The Grammy Awards may have first awarded its Best Latin Urban Album in 2008, but Latino urban music had been in the making long before then. Now, the genres that make up Latin urban are bursting it at the seams.
Since the 1980s, during the heightened popularity of rap and hip-hop, artists in U.S. Spanish-speaking communities and across the border have blended rap and hip-hop with traditional Latino sounds. The results have created a rich variety of genres within the very narrow category.
Today, hip-hop, rap, reggaeton, and R&B fall under the Latin urban umbrella. However, as tends to often happen in music, the list is ever-changing. Some artists who are pushing the limits in their respective genres will give audiences a glimpse of the diversity within Latin urban at this year’s SXSW Music Festival.
Reggaeton, a fusion of Latin rap and dancehall, has topped the Latin urban category for more than a decade. Last year, reggaeton artists dominated the Billboard Latin charts and won fans across the globe with songs like Luis Fonsi’s “Despacito” featuring Daddy Yankee and Justin Bieber, as well as J. Balvin’s “Mi Gente” featuring Beyoncé.
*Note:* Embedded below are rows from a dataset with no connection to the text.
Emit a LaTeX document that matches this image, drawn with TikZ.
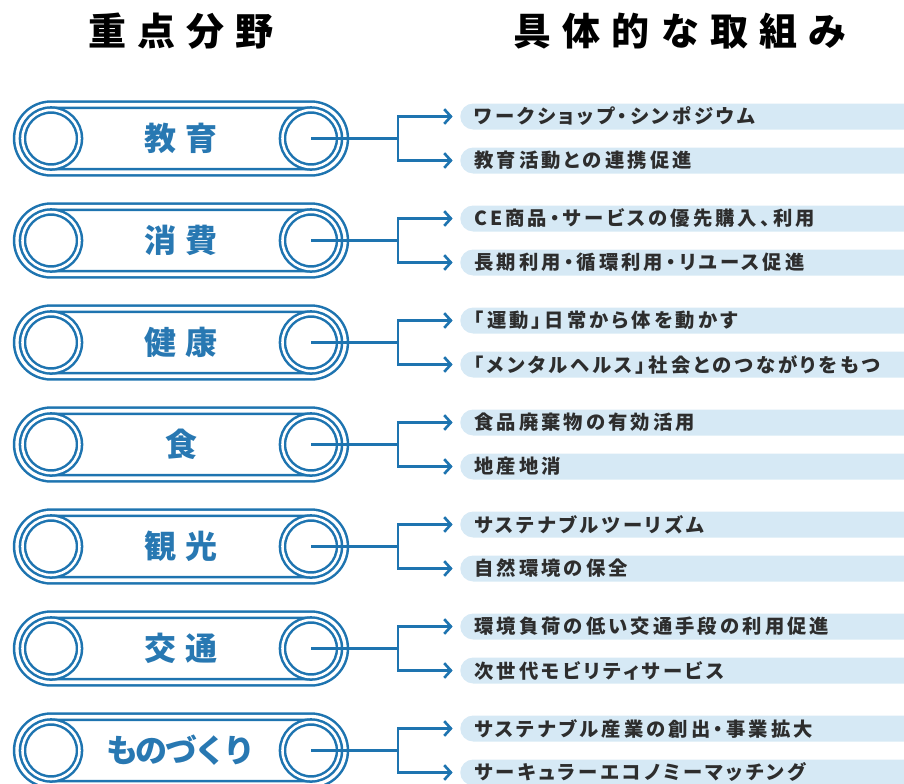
\documentclass[tikz,border=0pt]{standalone}
\usepackage{fontspec}
\usetikzlibrary{arrows.meta}
\newfontfamily\jpfont{Noto Sans CJK JP}
\newfontfamily\itemfont[LetterSpace=16,RawFeature=+palt]{Noto Sans CJK JP}
\definecolor{beltblue}{RGB}{30,116,176}
\definecolor{labelblue}{RGB}{40,120,178}
\definecolor{itembg}{RGB}{214,233,245}
\definecolor{itemtext}{RGB}{45,45,45}
\tikzset{
  belt/.style={draw=beltblue, line width=1.9pt, double=white, double distance=2.9pt,
    rounded corners=25.3pt, minimum width=245.6pt, minimum height=50.6pt, inner sep=0pt,
    text=labelblue, font=\jpfont\bfseries\fontsize{24pt}{28pt}\selectfont},
  pulley/.style={circle, draw=beltblue, fill=white, line width=1.9pt, double=white,
    double distance=1.9pt, minimum size=42.75pt, inner sep=0pt},
  item/.style={anchor=west, fill=itembg, rounded corners=9.75pt, minimum height=19.5pt,
    inner xsep=10.5pt, inner ysep=0pt, text width=330pt, align=left, text=itemtext,
    font=\itemfont\bfseries\fontsize{14.5pt}{17pt}\selectfont},
  link/.style={draw=beltblue, line width=2pt},
  title/.style={font=\jpfont\bfseries\addfontfeatures{LetterSpace=29}\fontsize{28.5pt}{32pt}\selectfont}
}
\begin{document}
\begin{tikzpicture}[x=0.75pt,y=-0.75pt]
    \useasboundingbox (0,0) rectangle (904,783);
    \node[title] (fields) at (181,31) {重点分野};
    \node[title] (actions) at (680,31) {具体的な取組み};
    \foreach \i/\name/\sp/\first/\second in {
        0/教育/30/ワークショップ・シンポジウム/教育活動との連携促進,
        1/消費/30/CE商品・サービスの優先購入、利用/長期利用・循環利用・リユース促進,
        2/健康/30/「運動」日常から体を動かす/「メンタルヘルス」社会とのつながりをもつ,
        3/食/0/食品廃棄物の有効活用/地産地消,
        4/観光/30/サステナブルツーリズム/自然環境の保全,
        5/交通/30/環境負荷の低い交通手段の利用促進/次世代モビリティサービス,
        6/ものづくり/-8/サステナブル産業の創出・事業拡大/サーキュラーエコノミーマッチング}
        {
            \pgfmathsetmacro{\y}{138.5+102*\i}
            \node[belt] (belt\i) at (181,\y) {\addfontfeatures{LetterSpace=\sp}\name};
            \node[pulley] (lp\i) at (51,\y) {};
            \node[pulley] (rp\i) at (311,\y) {};
            \coordinate (fork\i) at (398,\y);
            \node[item] (top\i) at (460,\y-22) {\first};
            \node[item] (bot\i) at (460,\y+22) {\second};
            \draw[link] (rp\i.center) -- (fork\i);
            \draw[link,-{Straight Barb[length=5pt,width=11pt]}] (fork\i) |- ([xshift=-5.5pt]top\i.west);
            \draw[link,-{Straight Barb[length=5pt,width=11pt]}] (fork\i) |- ([xshift=-5.5pt]bot\i.west);
        }
\end{tikzpicture}
\end{document}
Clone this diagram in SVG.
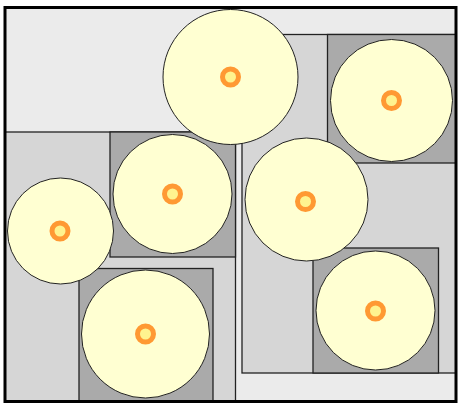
<svg xmlns="http://www.w3.org/2000/svg" width="461" height="409" viewBox="0 0 461 409">
<style>
.bg{fill:#ebebeb;stroke:none}
.region{fill:#d6d6d6;stroke:#222;stroke-width:1.3}
.cell{fill:#aaaaaa;stroke:#222;stroke-width:1.3}
.disc{fill:#ffffd2;stroke:#222;stroke-width:1}
.dot{fill:#fff38f;stroke:#ff9933;stroke-width:5}
.frame{fill:none;stroke:#000;stroke-width:3}
</style>
<rect class="bg" x="5" y="7.5" width="451" height="394"/>
<g id="region-left">
  <rect class="region" x="5" y="132" width="230.5" height="270"/>
</g>
<g id="region-right">
  <rect class="region" x="242" y="34.5" width="214" height="338.5"/>
</g>
<g id="cell-a"><rect class="cell" x="110" y="132" width="125.5" height="125"/></g>
<g id="cell-b"><rect class="cell" x="79" y="268.5" width="134" height="133.5"/></g>
<g id="cell-c"><rect class="cell" x="327.5" y="34.5" width="128.5" height="128.5"/></g>
<g id="cell-d"><rect class="cell" x="313" y="248" width="125.5" height="125"/></g>
<g id="node-top"><circle class="disc" cx="230.5" cy="77" r="67.5"/><circle class="dot" cx="230.5" cy="77" r="8"/></g>
<g id="node-a"><circle class="disc" cx="172.5" cy="194" r="59.5"/><circle class="dot" cx="172.5" cy="194" r="8"/></g>
<g id="node-left"><circle class="disc" cx="60.5" cy="231" r="53"/><circle class="dot" cx="60" cy="231" r="8"/></g>
<g id="node-b"><circle class="disc" cx="145.5" cy="334" r="64"/><circle class="dot" cx="145.5" cy="334" r="8"/></g>
<g id="node-c"><circle class="disc" cx="391.5" cy="100.5" r="61"/><circle class="dot" cx="391.5" cy="100.5" r="8"/></g>
<g id="node-mid"><circle class="disc" cx="306.5" cy="199.5" r="61.5"/><circle class="dot" cx="305.5" cy="201.5" r="8"/></g>
<g id="node-d"><circle class="disc" cx="375.5" cy="310.5" r="59.5"/><circle class="dot" cx="375.5" cy="311" r="8"/></g>
<g id="connectors"></g>
<rect class="frame" x="5" y="7.5" width="451" height="394"/>
</svg>
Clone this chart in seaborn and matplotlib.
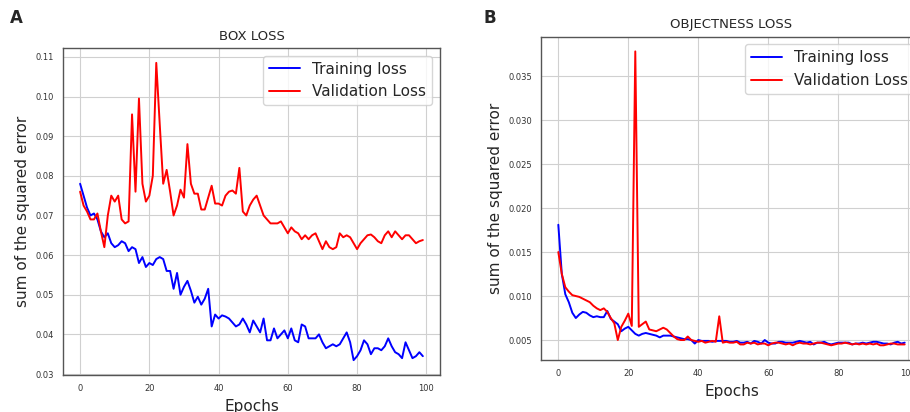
import numpy as np
import matplotlib
matplotlib.use("Agg")
import matplotlib.pyplot as plt
import seaborn as sns

# epochs 0..99
epochs = np.arange(100)

# BOX LOSS
box_train = [0.078, 0.075, 0.072, 0.070, 0.0705, 0.069, 0.066, 0.0645, 0.0655, 0.063,
             0.062, 0.0625, 0.0635, 0.063, 0.061, 0.062, 0.0615, 0.058, 0.0595, 0.057,
             0.058, 0.0575, 0.059, 0.0595, 0.059, 0.056, 0.056, 0.0515, 0.0555, 0.050,
             0.052, 0.0535, 0.051, 0.048, 0.0495, 0.0475, 0.049, 0.0515, 0.042, 0.045,
             0.044, 0.0448, 0.0445, 0.044, 0.043, 0.042, 0.0425, 0.044, 0.0425, 0.0405,
             0.0435, 0.042, 0.0405, 0.044, 0.0385, 0.0385, 0.0415, 0.039, 0.040, 0.041,
             0.039, 0.0415, 0.0385, 0.038, 0.0425, 0.042, 0.039, 0.039, 0.039, 0.040,
             0.038, 0.0365, 0.037, 0.0375, 0.037, 0.0375, 0.039, 0.0405, 0.038, 0.0335,
             0.0345, 0.036, 0.0385, 0.0375, 0.035, 0.0365, 0.0365, 0.036, 0.037, 0.039,
             0.037, 0.0355, 0.035, 0.034, 0.038, 0.036, 0.034, 0.0345, 0.0355, 0.0345]
box_val = [0.076, 0.0725, 0.071, 0.069, 0.069, 0.0705, 0.066, 0.062, 0.070, 0.075,
           0.0735, 0.075, 0.069, 0.068, 0.0685, 0.0955, 0.076, 0.0995, 0.078, 0.0735,
           0.075, 0.080, 0.1085, 0.093, 0.078, 0.0815, 0.076, 0.070, 0.0725, 0.0765,
           0.0745, 0.088, 0.078, 0.0755, 0.0755, 0.0715, 0.0715, 0.0745, 0.0775, 0.073,
           0.073, 0.0725, 0.075, 0.076, 0.0763, 0.0755, 0.082, 0.071, 0.070, 0.0725,
           0.074, 0.075, 0.0725, 0.070, 0.069, 0.068, 0.068, 0.068, 0.0685, 0.067,
           0.0655, 0.067, 0.066, 0.0655, 0.064, 0.065, 0.064, 0.065, 0.0655, 0.0635,
           0.0615, 0.0635, 0.062, 0.0615, 0.062, 0.0655, 0.0645, 0.065, 0.0645, 0.063,
           0.0615, 0.063, 0.064, 0.065, 0.0652, 0.0645, 0.0635, 0.063, 0.065, 0.066,
           0.0645, 0.066, 0.065, 0.064, 0.065, 0.065, 0.064, 0.063, 0.0635, 0.0638]

# OBJECTNESS LOSS
obj_train = [0.0181, 0.0125, 0.0102, 0.0093, 0.0081, 0.0075, 0.0079, 0.0082, 0.0081, 0.0078,
             0.0076, 0.0077, 0.0076, 0.0076, 0.0083, 0.0074, 0.0071, 0.0068, 0.0060, 0.0063,
             0.0065, 0.0061, 0.0057, 0.0055, 0.0057, 0.0058, 0.0057, 0.0056, 0.0055, 0.0053,
             0.0055, 0.0055, 0.0055, 0.0054, 0.0053, 0.0052, 0.0051, 0.0051, 0.0050, 0.0046,
             0.0050, 0.0049, 0.0049, 0.0049, 0.0048, 0.0049, 0.0049, 0.0049, 0.0049, 0.0048,
             0.0048, 0.0049, 0.0047, 0.0047, 0.0048, 0.0046, 0.0049, 0.0048, 0.0046, 0.0050,
             0.0047, 0.0046, 0.0046, 0.0048, 0.0048, 0.0047, 0.0047, 0.0047, 0.0048, 0.0049,
             0.0048, 0.0047, 0.0048, 0.0045, 0.0047, 0.0047, 0.0048, 0.0046, 0.0045, 0.0046,
             0.0047, 0.0047, 0.0047, 0.0047, 0.0045, 0.0046, 0.0046, 0.0047, 0.0046, 0.0047,
             0.0048, 0.0048, 0.0047, 0.0046, 0.0046, 0.0045, 0.0047, 0.0048, 0.0046, 0.0047]
obj_val = [0.0150, 0.0125, 0.0110, 0.0105, 0.0101, 0.0100, 0.0099, 0.0097, 0.0095, 0.0093,
           0.0089, 0.0086, 0.0084, 0.0086, 0.0082, 0.0075, 0.0069, 0.0050, 0.0065, 0.0072,
           0.0080, 0.0066, 0.0378, 0.0065, 0.0068, 0.0071, 0.0062, 0.0061, 0.0060, 0.0062,
           0.0064, 0.0062, 0.0058, 0.0054, 0.0051, 0.0050, 0.0050, 0.0054, 0.0050, 0.0049,
           0.0048, 0.0049, 0.0047, 0.0048, 0.0049, 0.0048, 0.0077, 0.0047, 0.0048, 0.0047,
           0.0047, 0.0048, 0.0045, 0.0045, 0.0047, 0.0046, 0.0047, 0.0045, 0.0046, 0.0046,
           0.0044, 0.0046, 0.0047, 0.0047, 0.0046, 0.0045, 0.0046, 0.0044, 0.0046, 0.0047,
           0.0046, 0.0046, 0.0045, 0.0046, 0.0047, 0.0047, 0.0046, 0.0045, 0.0044, 0.0045,
           0.0046, 0.0046, 0.0047, 0.0046, 0.0045, 0.0046, 0.0045, 0.0046, 0.0045, 0.0046,
           0.0045, 0.0046, 0.0044, 0.0044, 0.0045, 0.0046, 0.0046, 0.0045, 0.0045, 0.0045]

sns.set_style("whitegrid", {"axes.edgecolor": "#555555", "grid.color": "#d0d0d0"})
plt.rcParams['font.family'] = ['DejaVu Sans']

fig = plt.figure(figsize=(9.1, 4.12), dpi=100)
axA = fig.add_axes([0.0692, 0.0898, 0.4143, 0.7937])
axB = fig.add_axes([0.5945, 0.1262, 0.4187, 0.7847])

panels = [(axA, box_train, box_val, "BOX LOSS"),
          (axB, obj_train, obj_val, "OBJECTNESS LOSS")]

for ax, tr, va, title in panels:
    sns.lineplot(x=epochs, y=tr, color="blue", linewidth=1.4, label="Training loss", ax=ax)
    sns.lineplot(x=epochs, y=va, color="red", linewidth=1.4, label="Validation Loss", ax=ax)
    ax.set_title(title, fontsize=9.5)
    ax.set_xlabel("Epochs", fontsize=11)
    ax.set_ylabel("sum of the squared error", fontsize=11)
    ax.tick_params(labelsize=6, length=3, colors="#333333")
    ax.set_xticks([0, 20, 40, 60, 80, 100])
    for s in ax.spines.values():
        s.set_linewidth(1.0)
    ax.legend(loc="upper right", fontsize=11, frameon=True)

axB.set_yticks([0.005, 0.010, 0.015, 0.020, 0.025, 0.030, 0.035])

fig.text(0.011, 0.956, "A", fontsize=12, fontweight="bold", va="center", ha="left")
fig.text(0.531, 0.956, "B", fontsize=12, fontweight="bold", va="center", ha="left")

fig.savefig("out.png", dpi=100)
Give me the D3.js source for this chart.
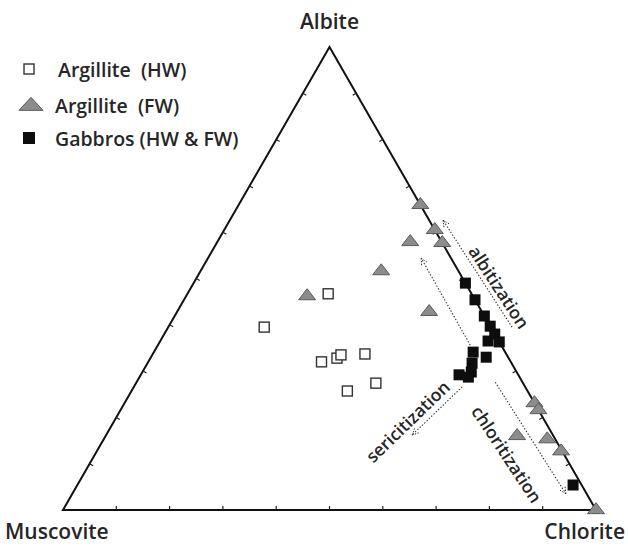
<!DOCTYPE html>
<html><head><meta charset="utf-8">
<script src="https://cdn.jsdelivr.net/npm/d3@7"></script>
<style>body{margin:0;background:#fff}svg{display:block}</style>
</head><body><svg id="c" width="628" height="549"></svg>
<script>
// Component order in every composition: [Albite, Muscovite, Chlorite] (%)
const apexLabels = ["Albite", "Muscovite", "Chlorite"];
const seriesNames = ["Argillite  (HW)", "Argillite  (FW)", "Gabbros (HW & FW)"];
const tickValues = [10, 20, 30, 40, 50, 60, 70, 80, 90];

const argilliteHW = [
  [46.7, 26.9, 26.4], [39.5, 42.5, 18.0], [32.0, 35.5, 32.5], [32.8, 32.2, 35.0],
  [33.5, 31.1, 35.4], [33.7, 26.5, 39.8], [25.7, 33.8, 40.5], [27.4, 27.6, 45.0]
];
const argilliteFW = [
  [65.9, 0, 34.1], [60.5, 0, 39.5], [57.7, 0, 42.3], [57.9, 5.9, 36.2],
  [51.6, 14.5, 33.9], [46.2, 31.1, 22.7], [42.8, 9.9, 47.3], [23.1, 0, 76.9],
  [21.6, 0, 78.4], [16.0, 6.8, 77.2], [15.3, 1.5, 83.2], [12.7, 0.2, 87.1], [0, 0, 100]
];
const gabbros = [
  [49.0, 0, 51.0], [45.4, 0, 54.6], [41.9, 0, 58.1], [39.7, 0, 60.3], [38.0, 0, 62.0],
  [36.5, 2.0, 61.5], [36.3, 0, 63.7], [33.0, 4.1, 62.9], [34.1, 6.0, 59.9], [31.7, 7.4, 60.9],
  [29.8, 8.5, 61.7], [29.2, 11.1, 59.7], [28.7, 9.6, 61.7], [5.4, 1.6, 93.0]
];
// alteration trend arrows: [tail, head]
const trendArrows = [
  [[39.5, -4.0, 64.5], [62.6, -2.6, 40.0]],
  [[35.6, 5.8, 58.6], [54.4, 5.6, 40.0]],
  [[26.6, 11.8, 61.6], [16.2, 26.4, 57.4]],
  [[27.6, 5.1, 67.3], [3.5, 3.9, 92.6]]
];
const trendLabels = ["albitization", "sericitization", "chloritization"];
const trendLabelAt = [[48.2, -6.0, 57.8], [19.2, 25.8, 55.0], [12.1, 10.6, 77.3]];
const trendLabelAngle = [57, -44, 56.5];

const svg = d3.select("#c");
const FONT = "'Open Sans', 'Noto Sans', sans-serif";
const TXT = "#262626";
const xS = d3.scaleLinear().domain([0, 100]).range([63, 596]);
const yS = d3.scaleLinear().domain([0, 100]).range([510, 47]);
const proj = d => [xS(d[2] + d[0] / 2), yS(d[0])];

// frame
const corners = [[100, 0, 0], [0, 100, 0], [0, 0, 100]].map(proj);
svg.append("path").attr("d", d3.line()(corners) + "Z")
  .attr("fill", "none").attr("stroke", "#111").attr("stroke-width", 2).attr("stroke-linejoin", "miter");

// ticks (small inward marks)
const cx = (corners[0][0] + corners[1][0] + corners[2][0]) / 3;
const cy = (corners[0][1] + corners[1][1] + corners[2][1]) / 3;
const sides = [
  v => [0, 100 - v, v],      // bottom
  v => [v, 100 - v, 0],      // left
  v => [v, 0, 100 - v]       // right
];
const tickG = svg.append("g").attr("stroke", "#222").attr("stroke-width", 1.2);
sides.forEach((f, si) => {
  const p0 = proj(f(0)), p1 = proj(f(100));
  let nx = -(p1[1] - p0[1]), ny = p1[0] - p0[0];
  const L = Math.hypot(nx, ny); nx /= L; ny /= L;
  const mx = (p0[0] + p1[0]) / 2, my = (p0[1] + p1[1]) / 2;
  if ((cx - mx) * nx + (cy - my) * ny < 0) { nx = -nx; ny = -ny; }
  tickValues.forEach(v => {
    const p = proj(f(v));
    tickG.append("line").attr("x1", p[0]).attr("y1", p[1])
      .attr("x2", p[0] + nx * 4).attr("y2", p[1] + ny * 4);
  });
});

// trend arrows
const arrowG = svg.append("g").attr("stroke", "#333").attr("fill", "none");
trendArrows.forEach(([t, h]) => {
  const a = proj(t), b = proj(h);
  arrowG.append("line").attr("x1", a[0]).attr("y1", a[1]).attr("x2", b[0]).attr("y2", b[1])
    .attr("stroke-width", 1.1).attr("stroke-dasharray", "1.4,1.8");
  const ang = Math.atan2(b[1] - a[1], b[0] - a[0]);
  const hl = 8;
  [Math.PI - 0.45, Math.PI + 0.45].forEach(da => {
    arrowG.append("line").attr("x1", b[0]).attr("y1", b[1])
      .attr("x2", b[0] + hl * Math.cos(ang + da)).attr("y2", b[1] + hl * Math.sin(ang + da))
      .attr("stroke-width", 1).attr("stroke-dasharray", "1.4,1.4");
  });
});
trendLabels.forEach((txt, i) => {
  const p = proj(trendLabelAt[i]);
  svg.append("text").attr("transform", `translate(${p[0]},${p[1]}) rotate(${trendLabelAngle[i]})`)
    .attr("text-anchor", "middle").attr("dominant-baseline", "central")
    .attr("font-family", FONT).attr("font-size", 17.5).attr("font-weight", 600)
    .attr("fill", TXT).text(txt);
});

// markers
const triPath = (w, h) => `M${-w / 2},${h / 3}L${w / 2},${h / 3}L0,${-2 * h / 3}Z`;
function drawSeries(data, kind, g) {
  data.forEach(d => {
    const p = proj(d);
    if (kind === 0) {
      g.append("rect").attr("x", p[0] - 5).attr("y", p[1] - 5).attr("width", 10).attr("height", 10)
        .attr("fill", "#fff").attr("stroke", "#333").attr("stroke-width", 1.4);
    } else if (kind === 1) {
      g.append("path").attr("d", triPath(17, 11)).attr("transform", `translate(${p[0]},${p[1]})`)
        .attr("fill", "#8c8c8c").attr("stroke", "#5a5a5a").attr("stroke-width", 1);
    } else {
      g.append("rect").attr("x", p[0] - 5.5).attr("y", p[1] - 5.5).attr("width", 11).attr("height", 11)
        .attr("fill", "#0d0d0d");
    }
  });
}
drawSeries(argilliteHW, 0, svg.append("g"));
drawSeries(gabbros, 2, svg.append("g"));
drawSeries(argilliteFW, 1, svg.append("g"));

// apex labels
const labelPos = [
  { x: corners[0][0], y: 21, anchor: "middle" },
  { x: 5, y: 531, anchor: "start" },
  { x: 625, y: 531, anchor: "end" }
];
apexLabels.forEach((t, i) => {
  svg.append("text").attr("x", labelPos[i].x).attr("y", labelPos[i].y)
    .attr("text-anchor", labelPos[i].anchor).attr("dominant-baseline", "central")
    .attr("font-family", FONT).attr("font-size", 21).attr("font-weight", 600)
    .attr("fill", TXT).text(t);
});

// legend
const legY = [69, 105, 138];
const lg = svg.append("g");
seriesNames.forEach((n, i) => {
  const y = legY[i];
  if (i === 0) lg.append("rect").attr("x", 24).attr("y", y - 5).attr("width", 10).attr("height", 10)
    .attr("fill", "#fff").attr("stroke", "#333").attr("stroke-width", 1.4);
  if (i === 1) lg.append("path").attr("d", triPath(24, 13)).attr("transform", `translate(31,${y + 1})`)
    .attr("fill", "#8c8c8c").attr("stroke", "#5a5a5a").attr("stroke-width", 1);
  if (i === 2) lg.append("rect").attr("x", 23).attr("y", y - 6).attr("width", 12).attr("height", 12)
    .attr("fill", "#0d0d0d");
  lg.append("text").attr("x", i === 0 ? 58 : 55).attr("y", y).attr("dominant-baseline", "central")
    .attr("font-family", FONT).attr("font-size", 19.5).attr("font-weight", 600).attr("fill", TXT)
    .style("white-space", "pre").text(n);
});
</script>
</body></html>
Groups like the the Colombian global bass crew El Freaky could become the Latin urban genre’s new breakout. With its unique way of blending traditional rhythms and reggaeton’s essential flow, El Freaky creates a fresh new sound that has helped popularize the Mode-Up dancehall scene across their native country and has spread to other parts of the Caribbean. The sound has the makings of a potential worldwide sensation.
Though not as commercially successful as reggaeton, hip-hop continues to be relevant, and some in the Latin music industry predict that the style will have a stronger commercial presence in the coming year.